STATED TASK: Take the lines from the beginning of the data below through the line holding "ax.spines['bottom'].set_color('black')" and return exactly those.

GIVEN MATERIAL:
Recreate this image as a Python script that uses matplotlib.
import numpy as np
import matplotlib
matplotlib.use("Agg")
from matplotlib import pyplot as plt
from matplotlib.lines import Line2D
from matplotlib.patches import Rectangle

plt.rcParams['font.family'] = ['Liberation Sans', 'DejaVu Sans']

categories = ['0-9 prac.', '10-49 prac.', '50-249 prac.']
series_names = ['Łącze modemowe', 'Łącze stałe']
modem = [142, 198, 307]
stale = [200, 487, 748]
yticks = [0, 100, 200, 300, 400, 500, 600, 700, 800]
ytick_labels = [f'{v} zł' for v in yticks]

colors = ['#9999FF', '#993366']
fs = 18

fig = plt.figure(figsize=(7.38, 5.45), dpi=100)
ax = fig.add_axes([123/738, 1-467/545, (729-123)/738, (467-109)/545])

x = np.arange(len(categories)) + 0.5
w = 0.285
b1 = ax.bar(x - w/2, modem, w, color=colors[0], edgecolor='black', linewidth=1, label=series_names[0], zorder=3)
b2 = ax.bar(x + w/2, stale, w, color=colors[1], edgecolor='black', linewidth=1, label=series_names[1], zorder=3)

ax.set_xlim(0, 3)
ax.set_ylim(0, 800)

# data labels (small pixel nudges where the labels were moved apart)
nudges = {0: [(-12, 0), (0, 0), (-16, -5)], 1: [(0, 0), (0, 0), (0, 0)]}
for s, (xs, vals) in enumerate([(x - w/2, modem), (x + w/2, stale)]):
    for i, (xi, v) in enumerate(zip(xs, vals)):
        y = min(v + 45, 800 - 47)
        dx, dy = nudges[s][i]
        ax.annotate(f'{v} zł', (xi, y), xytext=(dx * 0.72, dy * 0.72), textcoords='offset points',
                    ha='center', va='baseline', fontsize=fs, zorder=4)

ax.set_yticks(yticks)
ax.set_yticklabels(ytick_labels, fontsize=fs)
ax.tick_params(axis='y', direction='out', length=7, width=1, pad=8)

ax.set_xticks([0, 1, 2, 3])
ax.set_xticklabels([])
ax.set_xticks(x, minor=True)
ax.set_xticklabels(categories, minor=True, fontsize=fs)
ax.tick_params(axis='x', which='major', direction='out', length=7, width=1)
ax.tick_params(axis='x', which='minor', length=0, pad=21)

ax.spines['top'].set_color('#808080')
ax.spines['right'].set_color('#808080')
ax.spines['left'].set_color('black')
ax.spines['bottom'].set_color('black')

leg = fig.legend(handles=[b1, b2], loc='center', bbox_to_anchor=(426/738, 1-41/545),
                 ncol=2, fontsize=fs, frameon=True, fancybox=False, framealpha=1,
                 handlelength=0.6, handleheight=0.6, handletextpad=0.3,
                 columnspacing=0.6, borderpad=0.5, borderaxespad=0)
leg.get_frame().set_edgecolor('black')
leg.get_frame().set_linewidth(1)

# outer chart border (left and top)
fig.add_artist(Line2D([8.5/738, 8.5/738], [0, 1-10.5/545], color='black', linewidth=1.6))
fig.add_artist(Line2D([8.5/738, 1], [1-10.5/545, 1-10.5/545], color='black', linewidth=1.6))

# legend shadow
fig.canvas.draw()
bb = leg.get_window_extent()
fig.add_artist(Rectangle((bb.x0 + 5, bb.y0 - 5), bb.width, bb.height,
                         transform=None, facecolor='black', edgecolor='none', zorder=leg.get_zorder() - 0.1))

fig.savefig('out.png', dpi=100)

TASK ANSWER:
Recreate this image as a Python script that uses matplotlib.
import numpy as np
import matplotlib
matplotlib.use("Agg")
from matplotlib import pyplot as plt
from matplotlib.lines import Line2D
from matplotlib.patches import Rectangle

plt.rcParams['font.family'] = ['Liberation Sans', 'DejaVu Sans']

categories = ['0-9 prac.', '10-49 prac.', '50-249 prac.']
series_names = ['Łącze modemowe', 'Łącze stałe']
modem = [142, 198, 307]
stale = [200, 487, 748]
yticks = [0, 100, 200, 300, 400, 500, 600, 700, 800]
ytick_labels = [f'{v} zł' for v in yticks]

colors = ['#9999FF', '#993366']
fs = 18

fig = plt.figure(figsize=(7.38, 5.45), dpi=100)
ax = fig.add_axes([123/738, 1-467/545, (729-123)/738, (467-109)/545])

x = np.arange(len(categories)) + 0.5
w = 0.285
b1 = ax.bar(x - w/2, modem, w, color=colors[0], edgecolor='black', linewidth=1, label=series_names[0], zorder=3)
b2 = ax.bar(x + w/2, stale, w, color=colors[1], edgecolor='black', linewidth=1, label=series_names[1], zorder=3)

ax.set_xlim(0, 3)
ax.set_ylim(0, 800)

# data labels (small pixel nudges where the labels were moved apart)
nudges = {0: [(-12, 0), (0, 0), (-16, -5)], 1: [(0, 0), (0, 0), (0, 0)]}
for s, (xs, vals) in enumerate([(x - w/2, modem), (x + w/2, stale)]):
    for i, (xi, v) in enumerate(zip(xs, vals)):
        y = min(v + 45, 800 - 47)
        dx, dy = nudges[s][i]
        ax.annotate(f'{v} zł', (xi, y), xytext=(dx * 0.72, dy * 0.72), textcoords='offset points',
                    ha='center', va='baseline', fontsize=fs, zorder=4)

ax.set_yticks(yticks)
ax.set_yticklabels(ytick_labels, fontsize=fs)
ax.tick_params(axis='y', direction='out', length=7, width=1, pad=8)

ax.set_xticks([0, 1, 2, 3])
ax.set_xticklabels([])
ax.set_xticks(x, minor=True)
ax.set_xticklabels(categories, minor=True, fontsize=fs)
ax.tick_params(axis='x', which='major', direction='out', length=7, width=1)
ax.tick_params(axis='x', which='minor', length=0, pad=21)

ax.spines['top'].set_color('#808080')
ax.spines['right'].set_color('#808080')
ax.spines['left'].set_color('black')
ax.spines['bottom'].set_color('black')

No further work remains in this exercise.